_DATA SECTION_
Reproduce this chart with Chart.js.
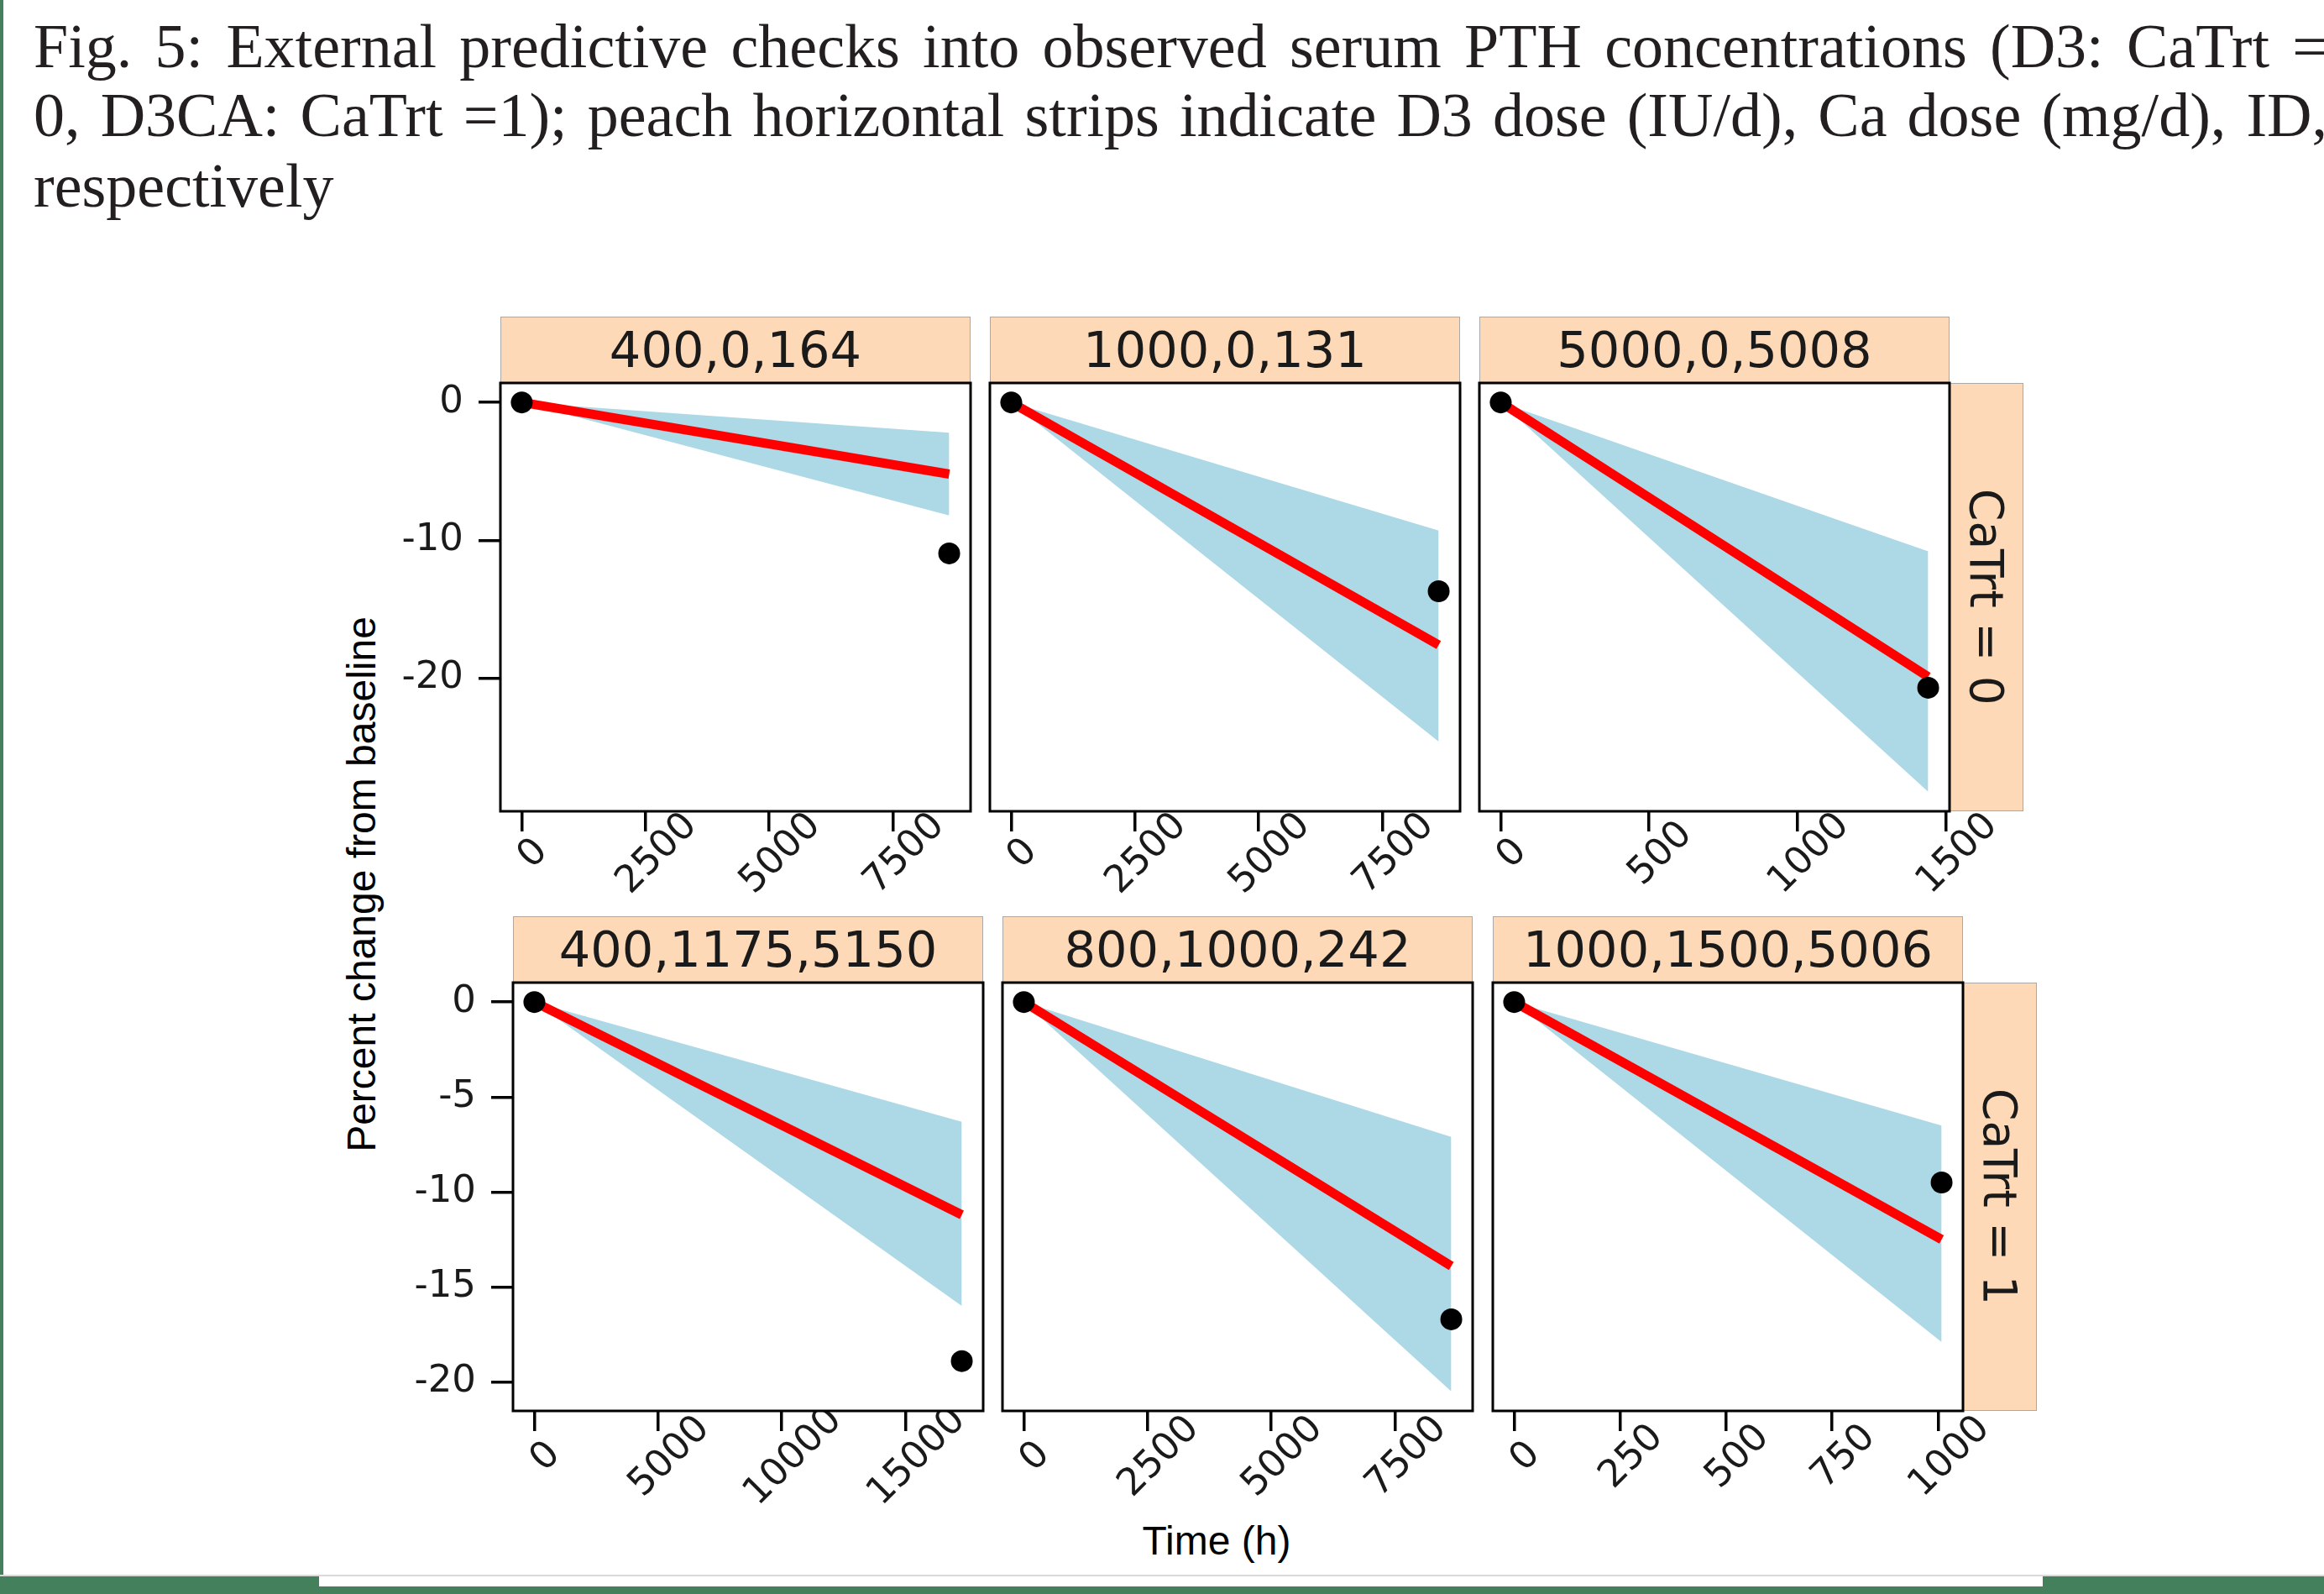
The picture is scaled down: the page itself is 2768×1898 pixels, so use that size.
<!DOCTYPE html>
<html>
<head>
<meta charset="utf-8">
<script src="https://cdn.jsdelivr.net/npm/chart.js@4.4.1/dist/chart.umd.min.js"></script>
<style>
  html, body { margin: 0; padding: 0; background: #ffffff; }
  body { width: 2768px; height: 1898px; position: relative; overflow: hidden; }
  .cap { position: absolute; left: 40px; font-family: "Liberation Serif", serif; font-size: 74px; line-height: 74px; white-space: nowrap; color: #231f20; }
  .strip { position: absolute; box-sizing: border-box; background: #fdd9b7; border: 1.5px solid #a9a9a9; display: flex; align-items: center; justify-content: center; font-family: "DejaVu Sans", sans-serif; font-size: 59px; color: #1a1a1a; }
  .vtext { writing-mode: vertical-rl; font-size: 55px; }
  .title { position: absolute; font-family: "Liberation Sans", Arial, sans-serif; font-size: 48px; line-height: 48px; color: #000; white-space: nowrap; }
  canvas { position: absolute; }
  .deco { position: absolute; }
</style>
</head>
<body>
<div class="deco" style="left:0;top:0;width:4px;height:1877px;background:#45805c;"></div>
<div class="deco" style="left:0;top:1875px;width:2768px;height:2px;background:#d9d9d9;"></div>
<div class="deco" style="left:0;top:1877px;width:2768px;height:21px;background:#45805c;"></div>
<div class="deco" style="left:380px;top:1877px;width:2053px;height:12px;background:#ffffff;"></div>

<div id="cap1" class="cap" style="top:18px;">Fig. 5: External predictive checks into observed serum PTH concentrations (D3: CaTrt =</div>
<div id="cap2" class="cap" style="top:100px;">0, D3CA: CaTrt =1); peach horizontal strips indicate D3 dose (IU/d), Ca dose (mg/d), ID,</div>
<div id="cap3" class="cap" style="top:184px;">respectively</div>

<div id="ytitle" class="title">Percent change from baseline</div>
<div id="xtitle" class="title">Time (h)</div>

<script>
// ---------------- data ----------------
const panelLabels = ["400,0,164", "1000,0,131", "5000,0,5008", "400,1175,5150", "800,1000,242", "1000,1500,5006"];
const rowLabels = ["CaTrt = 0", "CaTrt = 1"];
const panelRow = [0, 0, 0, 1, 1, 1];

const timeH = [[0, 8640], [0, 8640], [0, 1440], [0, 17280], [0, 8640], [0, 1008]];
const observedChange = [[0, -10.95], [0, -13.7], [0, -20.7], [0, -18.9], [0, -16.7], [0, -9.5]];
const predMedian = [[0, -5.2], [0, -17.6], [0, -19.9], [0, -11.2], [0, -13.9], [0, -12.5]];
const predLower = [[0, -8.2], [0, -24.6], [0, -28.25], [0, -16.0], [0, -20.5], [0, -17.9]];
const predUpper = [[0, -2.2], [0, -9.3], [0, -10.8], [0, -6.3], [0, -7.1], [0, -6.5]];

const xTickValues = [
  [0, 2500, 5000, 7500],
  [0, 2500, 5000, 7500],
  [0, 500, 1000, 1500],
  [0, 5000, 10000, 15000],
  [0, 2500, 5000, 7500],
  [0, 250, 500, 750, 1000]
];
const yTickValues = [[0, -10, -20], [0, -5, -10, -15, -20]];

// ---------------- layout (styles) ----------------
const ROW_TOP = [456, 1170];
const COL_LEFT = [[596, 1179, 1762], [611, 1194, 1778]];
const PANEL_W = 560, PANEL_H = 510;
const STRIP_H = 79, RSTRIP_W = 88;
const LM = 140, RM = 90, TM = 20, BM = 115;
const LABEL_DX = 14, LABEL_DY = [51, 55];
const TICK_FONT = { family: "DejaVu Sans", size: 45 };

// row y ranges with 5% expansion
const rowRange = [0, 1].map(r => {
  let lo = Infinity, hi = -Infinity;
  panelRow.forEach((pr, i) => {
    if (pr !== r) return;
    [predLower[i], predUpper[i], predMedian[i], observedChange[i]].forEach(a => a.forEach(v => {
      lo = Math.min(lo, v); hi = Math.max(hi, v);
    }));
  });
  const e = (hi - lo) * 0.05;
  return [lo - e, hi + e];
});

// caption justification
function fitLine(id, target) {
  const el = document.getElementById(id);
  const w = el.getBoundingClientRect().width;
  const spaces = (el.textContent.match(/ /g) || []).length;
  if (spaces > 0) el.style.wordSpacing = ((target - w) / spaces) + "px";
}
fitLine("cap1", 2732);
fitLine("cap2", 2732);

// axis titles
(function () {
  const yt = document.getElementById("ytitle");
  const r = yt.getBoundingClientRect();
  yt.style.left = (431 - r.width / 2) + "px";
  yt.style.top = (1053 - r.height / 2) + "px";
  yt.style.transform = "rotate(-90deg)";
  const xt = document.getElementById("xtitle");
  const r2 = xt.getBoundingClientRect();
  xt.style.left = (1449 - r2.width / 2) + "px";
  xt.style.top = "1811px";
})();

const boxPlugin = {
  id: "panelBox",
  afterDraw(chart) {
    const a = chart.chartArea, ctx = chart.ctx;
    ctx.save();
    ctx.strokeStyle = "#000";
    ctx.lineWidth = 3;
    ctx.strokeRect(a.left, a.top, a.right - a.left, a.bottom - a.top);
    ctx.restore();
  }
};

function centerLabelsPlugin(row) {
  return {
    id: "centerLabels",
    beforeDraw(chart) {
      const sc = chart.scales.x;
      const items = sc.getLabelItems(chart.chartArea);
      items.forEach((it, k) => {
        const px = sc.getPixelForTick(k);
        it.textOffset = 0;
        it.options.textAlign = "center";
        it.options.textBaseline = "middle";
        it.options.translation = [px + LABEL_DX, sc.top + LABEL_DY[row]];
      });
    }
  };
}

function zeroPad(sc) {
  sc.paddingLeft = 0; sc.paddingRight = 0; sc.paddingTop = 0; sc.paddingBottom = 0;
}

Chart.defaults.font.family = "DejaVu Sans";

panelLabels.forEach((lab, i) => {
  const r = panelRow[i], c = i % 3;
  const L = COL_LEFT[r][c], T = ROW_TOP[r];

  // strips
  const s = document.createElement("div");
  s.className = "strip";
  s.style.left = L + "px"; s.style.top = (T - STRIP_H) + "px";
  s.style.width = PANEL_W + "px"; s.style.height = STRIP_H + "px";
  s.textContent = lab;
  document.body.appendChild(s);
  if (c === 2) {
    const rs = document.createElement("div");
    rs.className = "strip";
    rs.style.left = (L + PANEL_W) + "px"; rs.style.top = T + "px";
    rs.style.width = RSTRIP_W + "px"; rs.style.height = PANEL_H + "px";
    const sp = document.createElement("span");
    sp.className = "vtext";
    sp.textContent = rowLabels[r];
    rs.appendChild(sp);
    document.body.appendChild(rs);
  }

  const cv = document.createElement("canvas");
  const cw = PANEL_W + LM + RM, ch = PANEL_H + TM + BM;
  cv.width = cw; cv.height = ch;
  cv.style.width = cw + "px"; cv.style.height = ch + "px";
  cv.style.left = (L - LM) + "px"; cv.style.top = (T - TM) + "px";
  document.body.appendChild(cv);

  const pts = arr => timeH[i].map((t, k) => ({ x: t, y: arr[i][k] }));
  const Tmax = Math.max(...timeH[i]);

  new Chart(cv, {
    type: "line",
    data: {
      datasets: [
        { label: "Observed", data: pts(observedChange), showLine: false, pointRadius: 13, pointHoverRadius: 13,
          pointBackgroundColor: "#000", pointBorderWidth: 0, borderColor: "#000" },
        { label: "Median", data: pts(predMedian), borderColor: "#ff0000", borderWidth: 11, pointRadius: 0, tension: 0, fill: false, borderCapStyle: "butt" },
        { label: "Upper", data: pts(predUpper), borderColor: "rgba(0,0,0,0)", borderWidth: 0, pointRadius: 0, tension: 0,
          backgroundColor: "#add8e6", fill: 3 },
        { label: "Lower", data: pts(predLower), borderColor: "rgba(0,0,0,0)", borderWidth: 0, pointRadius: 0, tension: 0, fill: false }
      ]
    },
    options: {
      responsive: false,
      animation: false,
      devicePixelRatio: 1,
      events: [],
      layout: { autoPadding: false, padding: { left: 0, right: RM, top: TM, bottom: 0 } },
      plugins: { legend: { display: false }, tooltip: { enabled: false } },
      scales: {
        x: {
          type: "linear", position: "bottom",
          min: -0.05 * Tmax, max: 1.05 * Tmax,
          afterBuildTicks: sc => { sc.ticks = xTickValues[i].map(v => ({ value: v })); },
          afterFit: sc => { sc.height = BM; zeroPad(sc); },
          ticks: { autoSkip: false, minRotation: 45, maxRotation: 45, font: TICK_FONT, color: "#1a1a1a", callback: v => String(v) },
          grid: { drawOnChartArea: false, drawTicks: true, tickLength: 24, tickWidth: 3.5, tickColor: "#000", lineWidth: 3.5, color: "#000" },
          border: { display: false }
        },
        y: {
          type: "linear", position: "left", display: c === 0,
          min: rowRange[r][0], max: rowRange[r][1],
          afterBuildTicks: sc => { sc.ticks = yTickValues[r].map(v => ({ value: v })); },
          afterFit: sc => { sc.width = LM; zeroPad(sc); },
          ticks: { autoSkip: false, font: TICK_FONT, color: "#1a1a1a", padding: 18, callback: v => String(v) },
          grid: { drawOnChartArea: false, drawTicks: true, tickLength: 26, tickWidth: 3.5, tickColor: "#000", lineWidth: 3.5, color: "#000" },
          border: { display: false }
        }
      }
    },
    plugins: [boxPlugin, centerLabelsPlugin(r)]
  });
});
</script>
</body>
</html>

_OBJECTIVE_
Find every line above that contains the word "with", and return each one.

_IN RESPONSE_
Reproduce this chart with Chart.js.
// row y ranges with 5% expansion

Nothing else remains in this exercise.